Youth fill Cameroon churches because traditional values passed down 'uncontaminated', bishop says
By Catholic News Agency
VATICAN – While European bishops discuss how to bring young people back to the Church at the 2018 Synod of Bishops, one bishop from Cameroon said that he has the opposite problem.
“My churches are all bursting, and I don’t have space to keep the young people,” said Bishop Andrew Nkea Fuanya of Mamfe said at a Vatican press conference Oct. 24. “And my shortest Mass would be about two and a half hours,” he added.
A study by Pew Research Center in August 2018 found that church attendance and prayer frequency was highest in sub-Saharan Africa and lowest in Western Europe. Four out of five Christians in Cameroon said that they pray everyday.
“People ask me, ‘Why are your churches full?’” the Cameroonian bishop said.
For Bishop Fuanya, it all comes down to family, community, and traditional values.
“Coming from Africa, the family is a very, very strong institution,” Fuanya said. “We come from a culture in which tradition normally is handed from one generation to the other.”
“Our traditional values still equate to the values of the Church, and so we hand over the tradition to our young people undiluted and uncontaminated,” he continued.
When asked about the potential inclusion of so-called “LGBT” language in the synod’s final document, the bishop reiterated that point.
“I wouldn't vote for any article that has LGBT.” Fuanya said, explained that “99.9 percent” of the young people in his diocese would “stand at my door and say, 'What's this?'”
“With matters of doctrine that the church teaches, it is not like in this synod we are trying to invent new teaching … Jesus is the way, the truth, and the life … we cannot be taking positions that contradict the Gospels,” he added.
On that point, Cardinal Reinhard Marx, Archbishop of Munich and Freising, told the press conference: “Quite honestly I don’t remember that we had discussed this issue in Germany so I can’t acknowledge that there is a specific conversation on this.”
“This is not a synod on sexuality. It is a synod on the young,” Marx added.
Fuanya suggested that two of the key ways in which the faith and teaching of the Church is handed over to younger generations are through the family and community. In these, he said, the African Church was setting an example.
“Church as community. Church as family is very strong for us,” said the bishop. A strong sense of community in the Church is something “very important that Europe can learn from Africa,” Fuanya said.
In Africa, “there's still a lot of things we do as community.
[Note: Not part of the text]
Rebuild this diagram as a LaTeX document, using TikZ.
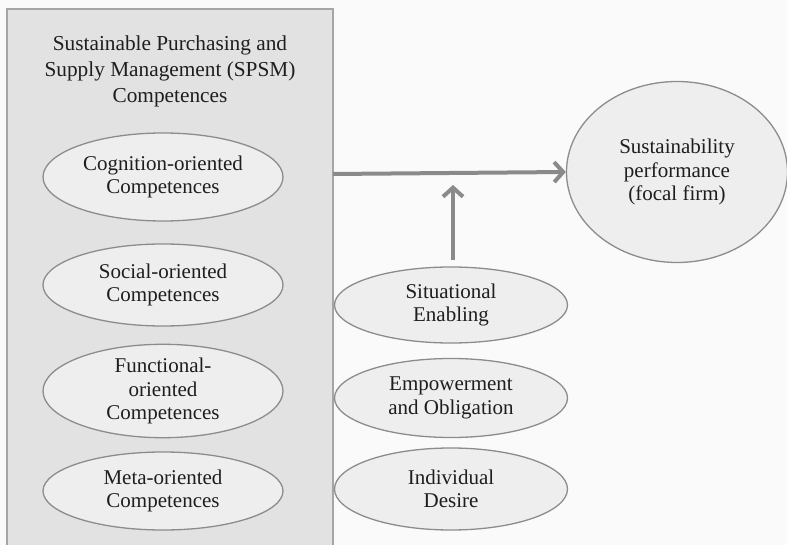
\documentclass[tikz,border=0pt]{standalone}
\usepackage{fontspec}
\setmainfont{Liberation Serif}
\usepackage{tikz}
\usetikzlibrary{shapes,arrows.meta,positioning}

\definecolor{panelgray}{RGB}{226,226,226}
\definecolor{panelline}{RGB}{165,165,165}
\definecolor{ovalfill}{RGB}{238,238,238}
\definecolor{ovalline}{RGB}{140,140,140}
\definecolor{arrowgray}{RGB}{138,138,138}
\definecolor{inkgray}{RGB}{30,30,30}

\begin{document}
\begin{tikzpicture}[x=1pt, y=-1pt,
    every node/.style={font=\fontsize{21}{23.5}\selectfont, text=inkgray, align=center},
    comp/.style={ellipse, draw=ovalline, line width=1.3pt, fill=ovalfill, inner sep=0pt,
                 minimum width=240pt, minimum height=82pt},
    factor/.style={ellipse, draw=ovalline, line width=1.3pt, fill=ovalfill, inner sep=0pt,
                   minimum width=233pt, minimum height=79pt},
    flow/.style={draw=arrowgray, line width=4pt,
                 -{Straight Barb[length=9pt, width=20pt, line width=4pt]}}]
    \clip (0,0) rectangle (787,545);
    \fill[white!98!black] (0,0) rectangle (787,545);

    % SPSM panel
    \draw[fill=panelgray, draw=panelline, line width=1.5pt] (7,9) rectangle (333,600);
    \node[font=\fontsize{21.3}{26}\selectfont] (spsm) at (170,71)
        {Sustainable Purchasing and\\Supply Management (SPSM)\\Competences};

    % Competences
    \node[comp, minimum height=88pt] (cognition) at (163,177) {Cognition-oriented\\Competences};
    \node[comp] (social) at (163,285) {Social-oriented\\Competences};
    \node[comp] (functional) at (163,391) {Functional-\\oriented\\Competences};
    \node[comp, minimum height=78pt] (meta) at (163,491) {Meta-oriented\\Competences};

    % Enabling factors
    \node[factor, minimum height=76pt] (situational) at (451,305) {Situational\\Enabling};
    \node[factor] (empower) at (451,398) {Empowerment\\and Obligation};
    \node[factor, minimum height=82pt] (desire) at (451,489) {Individual\\Desire};

    % Outcome
    \node[ellipse, draw=ovalline, line width=1.3pt, fill=ovalfill, inner sep=0pt,
          minimum width=221pt, minimum height=181pt] (perf) at (677,172)
          {Sustainability\\performance\\(focal firm)};

    % Links
    \coordinate (panelout) at (333,174);
    \coordinate (moderate) at (453,185);
    \draw[flow] (panelout) -- (perf.west);
    \draw[flow] (situational.north -| moderate) ++(0,-6) -- (moderate);
\end{tikzpicture}
\end{document}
That is the difference. What we are trying to do in these small Christian communities is to fight the increeping of individualism,” he added.
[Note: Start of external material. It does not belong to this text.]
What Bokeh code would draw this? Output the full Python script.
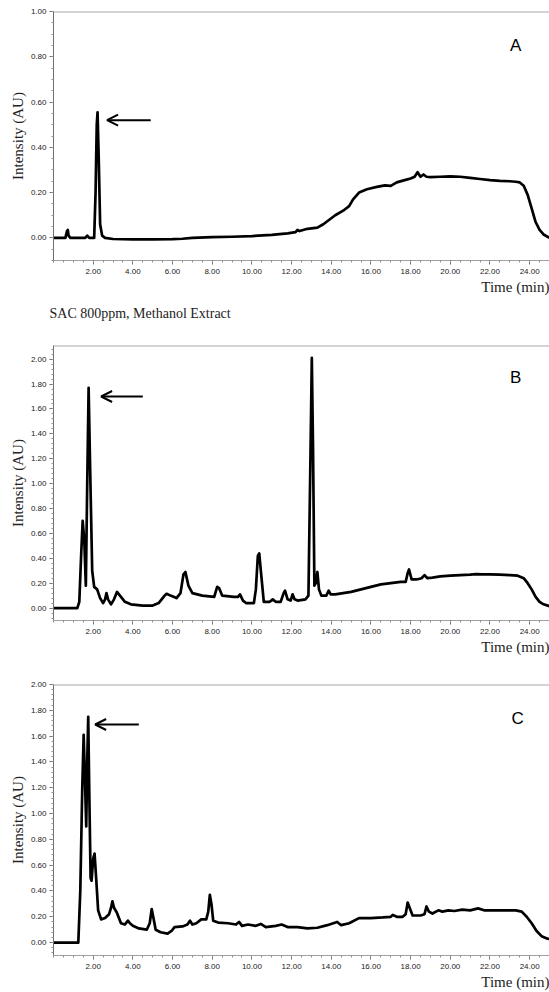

There are significant demographic differences in family size in Europe and Africa.
A 2010 USAID report on the number of children desired by people in various parts of the world, showed that the desired number of children is highest among people in western and middle Africa, ranging from 4.8 in Ghana to 9.1 in Niger and 9.2 in Chad, with an average of 6.1 children for the region.
In the European Union, 47 percent of households with any children only have one child, only thirteen percent have three or more children, according to 2017 data.
While the differences between Europe and Africa could provide helpful lessons, Fuanya noted that the synod was about seeking a universal perspective.
“It is not like Africa has come to help Europe solve their youth problem, it is the Church that has come together to see how to solve the problem of the youth,” Fuanya said.
"When we are looking at things in the synod, we are not solving problems of particular continents or particular local churches. We are looking at the Church from a global point of view.”
“We reflect on the empty churches, but at the same time we reflect on the poverty situation. We reflection on migration. We reflect on all those things that show the Church from a holistic point of view,” Fuanya said.
For Cardinal Marx, one global issue that needs to be addressed is the sexual abuse crisis.
“The discussion on sexual abuses in the past few months … drew global attention. I believe it is an important global matter that needs to be discussed,” Marx said in German.
“It is the Church that needs to change … the youth have said this,” he continued. “We need to do this together in the theme of accompaniment.”